Alimony overhaul supporters may need to take a break next legislative session, state Sen. Kelli Stargel says.
“I don’t know that I’m willing to take this on again next year,” she told FloridaPolitics.com on Tuesday.
“Then again, a lot can happen between now and the next legislative session. But we need to discuss the merits of a bill and not get into heated rhetoric.”
She backed this year’s bill (SB 668) that Gov. Rick Scott vetoed last week. It would have modified the way Florida judges can award alimony with the intent to eliminate what critics have called “forever alimony.”
The legislation eventually caused “a hollering battle” between about 100 advocates and opponents of the bill outside Scott’s office days before the veto.
Scott’s opposition, however, focused on a 50/50 time-sharing provision in the bill for parents after a divorce. The governor said that had the potential to put the “wants of a parent before the child’s best interest.”

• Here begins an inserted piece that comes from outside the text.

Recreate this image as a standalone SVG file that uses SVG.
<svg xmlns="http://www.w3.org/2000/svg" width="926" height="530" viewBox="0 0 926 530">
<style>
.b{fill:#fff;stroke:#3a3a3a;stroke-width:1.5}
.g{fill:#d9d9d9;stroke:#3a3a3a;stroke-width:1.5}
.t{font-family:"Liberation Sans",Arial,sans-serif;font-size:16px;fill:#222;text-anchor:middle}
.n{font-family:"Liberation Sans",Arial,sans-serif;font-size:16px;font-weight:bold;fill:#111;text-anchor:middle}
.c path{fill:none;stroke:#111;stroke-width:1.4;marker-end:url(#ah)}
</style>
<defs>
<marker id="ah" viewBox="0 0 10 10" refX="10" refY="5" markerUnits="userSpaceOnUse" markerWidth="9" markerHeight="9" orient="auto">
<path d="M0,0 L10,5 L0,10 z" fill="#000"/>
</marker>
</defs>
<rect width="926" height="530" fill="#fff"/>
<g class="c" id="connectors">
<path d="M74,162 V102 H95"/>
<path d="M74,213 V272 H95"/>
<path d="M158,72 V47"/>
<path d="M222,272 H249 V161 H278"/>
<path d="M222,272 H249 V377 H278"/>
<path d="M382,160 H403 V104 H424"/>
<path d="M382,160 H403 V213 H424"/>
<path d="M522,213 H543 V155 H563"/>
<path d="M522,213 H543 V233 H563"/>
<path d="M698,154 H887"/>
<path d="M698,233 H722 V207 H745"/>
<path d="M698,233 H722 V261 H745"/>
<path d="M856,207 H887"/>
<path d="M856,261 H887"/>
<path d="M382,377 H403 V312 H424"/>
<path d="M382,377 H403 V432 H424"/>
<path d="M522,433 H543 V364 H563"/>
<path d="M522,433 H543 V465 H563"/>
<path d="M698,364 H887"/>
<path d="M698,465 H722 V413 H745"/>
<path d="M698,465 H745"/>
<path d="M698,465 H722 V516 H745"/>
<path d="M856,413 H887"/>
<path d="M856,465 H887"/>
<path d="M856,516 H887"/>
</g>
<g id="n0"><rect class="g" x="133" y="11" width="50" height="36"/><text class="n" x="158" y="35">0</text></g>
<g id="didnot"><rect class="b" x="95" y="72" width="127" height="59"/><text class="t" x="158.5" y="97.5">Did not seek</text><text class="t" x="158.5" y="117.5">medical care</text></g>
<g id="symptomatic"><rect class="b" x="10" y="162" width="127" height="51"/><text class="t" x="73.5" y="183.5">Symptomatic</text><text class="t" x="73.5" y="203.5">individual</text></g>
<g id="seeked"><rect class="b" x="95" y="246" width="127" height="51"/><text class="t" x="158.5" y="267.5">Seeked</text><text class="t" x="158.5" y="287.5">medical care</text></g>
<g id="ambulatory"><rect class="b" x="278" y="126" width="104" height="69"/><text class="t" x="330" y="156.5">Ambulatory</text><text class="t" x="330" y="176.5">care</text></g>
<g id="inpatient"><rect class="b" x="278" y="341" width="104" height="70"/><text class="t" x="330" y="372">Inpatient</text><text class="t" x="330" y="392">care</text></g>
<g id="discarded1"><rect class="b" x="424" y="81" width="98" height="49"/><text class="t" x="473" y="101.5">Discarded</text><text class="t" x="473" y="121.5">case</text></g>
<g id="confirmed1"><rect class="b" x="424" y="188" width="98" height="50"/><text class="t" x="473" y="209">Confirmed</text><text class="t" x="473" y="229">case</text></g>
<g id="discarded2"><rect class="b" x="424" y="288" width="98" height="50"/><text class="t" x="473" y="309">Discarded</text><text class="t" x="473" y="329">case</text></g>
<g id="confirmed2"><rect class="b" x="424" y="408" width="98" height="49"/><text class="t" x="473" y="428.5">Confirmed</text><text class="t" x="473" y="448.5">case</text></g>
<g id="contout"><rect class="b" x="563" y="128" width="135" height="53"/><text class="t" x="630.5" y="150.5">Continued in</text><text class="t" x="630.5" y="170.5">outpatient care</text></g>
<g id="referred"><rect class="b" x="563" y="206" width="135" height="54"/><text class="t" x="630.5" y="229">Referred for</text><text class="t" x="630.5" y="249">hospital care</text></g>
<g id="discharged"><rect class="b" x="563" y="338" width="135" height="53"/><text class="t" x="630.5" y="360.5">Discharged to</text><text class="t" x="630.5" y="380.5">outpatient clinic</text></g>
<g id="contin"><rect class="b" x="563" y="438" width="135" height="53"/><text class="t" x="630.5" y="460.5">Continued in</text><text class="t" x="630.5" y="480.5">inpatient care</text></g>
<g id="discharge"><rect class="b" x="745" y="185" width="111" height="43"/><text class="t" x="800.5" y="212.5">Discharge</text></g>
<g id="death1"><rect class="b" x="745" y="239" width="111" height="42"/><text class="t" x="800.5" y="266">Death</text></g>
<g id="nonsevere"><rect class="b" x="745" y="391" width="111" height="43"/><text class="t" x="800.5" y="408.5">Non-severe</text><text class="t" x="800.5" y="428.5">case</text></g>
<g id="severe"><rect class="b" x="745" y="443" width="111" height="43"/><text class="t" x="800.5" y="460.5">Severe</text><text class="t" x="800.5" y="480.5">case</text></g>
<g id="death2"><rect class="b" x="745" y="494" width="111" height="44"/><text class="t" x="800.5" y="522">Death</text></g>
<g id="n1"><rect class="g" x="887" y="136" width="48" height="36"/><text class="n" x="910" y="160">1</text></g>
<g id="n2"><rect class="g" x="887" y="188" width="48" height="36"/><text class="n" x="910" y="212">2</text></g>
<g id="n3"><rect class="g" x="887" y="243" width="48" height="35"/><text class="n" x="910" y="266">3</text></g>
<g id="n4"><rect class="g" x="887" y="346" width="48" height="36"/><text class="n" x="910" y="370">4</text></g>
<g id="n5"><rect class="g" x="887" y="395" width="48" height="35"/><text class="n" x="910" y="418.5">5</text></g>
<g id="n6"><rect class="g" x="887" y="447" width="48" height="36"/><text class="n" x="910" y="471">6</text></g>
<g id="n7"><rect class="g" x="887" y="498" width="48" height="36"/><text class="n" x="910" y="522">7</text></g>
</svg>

Stargel, a Lakeland Republican, had added that language to her alimony bill. It came from another bill pushed by state Sen. Tom Lee, a Brandon Republican and the outgoing Appropriations chair.

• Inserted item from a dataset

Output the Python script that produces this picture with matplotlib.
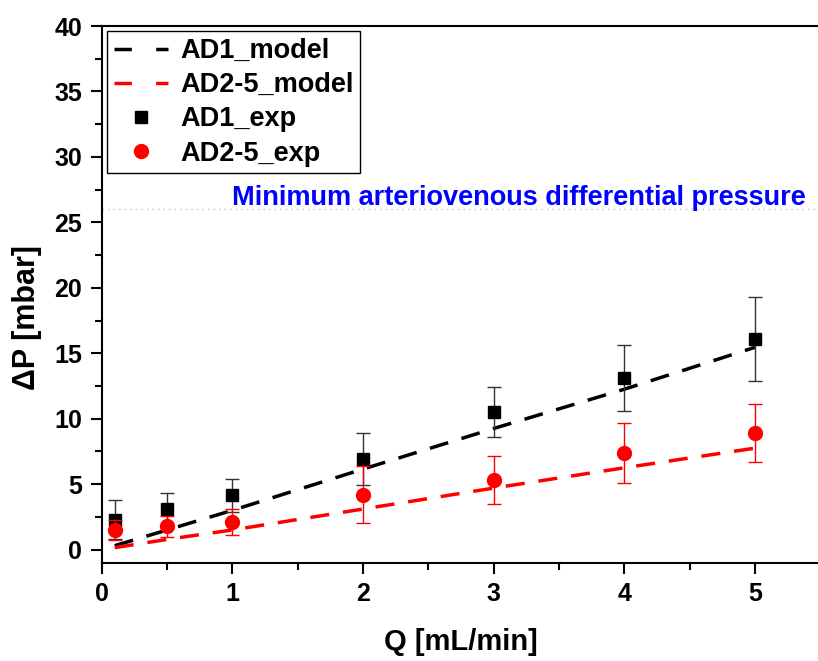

Stargel said she believes that without that time-sharing language Scott would have approved the bill. His veto letter didn’t mention any concerns about the alimony changes in the measure.
The main lesson of this year’s veto is that the two issues – alimony and custody – need to move in separate legislation in the future, she said. Scott vetoed another alimony bill in 2013 because of his concerns about its retroactivity.
Meantime, she said, “the problems are still there” in the current alimony system.
For years, former spouses – mostly men – have said permanent alimony isn’t fair to them. Their exes, usually women, have fought back, saying they shouldn’t be penalized for having trouble re-entering the workforce after staying home for years to raise children.
Stargel’s bill would have allowed courts to reduce alimony payments if there is a “substantial change in circumstances.” That could mean the unemployment of the person paying, or the person being paid reaching the age to receive full Social Security benefits.
Still, no matter what lawmakers propose, there’s sure to be “a ton of people in opposition” on either side, she said.